Hostility to Employee’s Alleged “Disloyal” Conduct Supports Retaliation Claim

In Vosburgh v. American Nat. Red Cross, 2014 WL 4826688 (N.D.N.Y. Sept. 29, 2014), the court denied defendant’s summary judgment motion regarding plaintiff’s retaliation claim (but granted it regarding plaintiff’s wage and individual liability claims). As to her retaliation claim, the court held:

[T]o prevail at the pretext stage of the McDonnell–Douglas analysis, a plaintiff must show that the employer’s proffered non-retaliatory reason is both false and a pretext for retaliation. There are disputed issues of fact as to whether Defendants’ proffered reasons for reassigning Plaintiff were false.
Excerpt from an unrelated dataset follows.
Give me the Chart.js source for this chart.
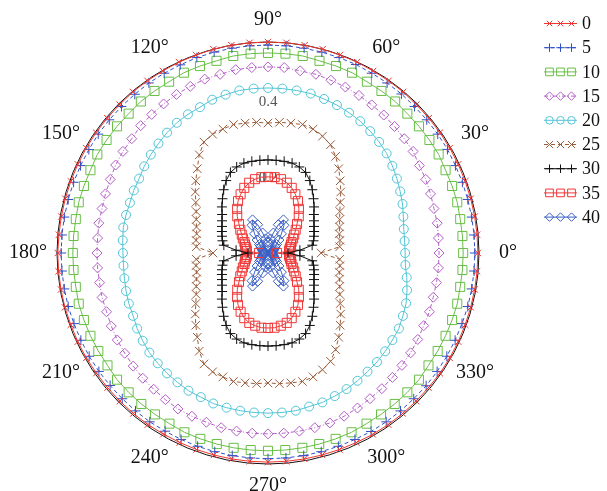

Furthermore, Defendants’ hostility to Plaintiff’s “disloyal” conduct, combined with the relative temporal proximity between Plaintiff’s CCL Complaint and her reassignment, might support an inference that Defendants’ proffered reasons are pretext for retaliation—i.e., that retaliation was the but-for cause of Plaintiff’s reassignment. … Accordingly, Plaintiff has met her burden at the pretext stage, and Defendants are not entitled to summary judgment on Plaintiff’s retaliation claim.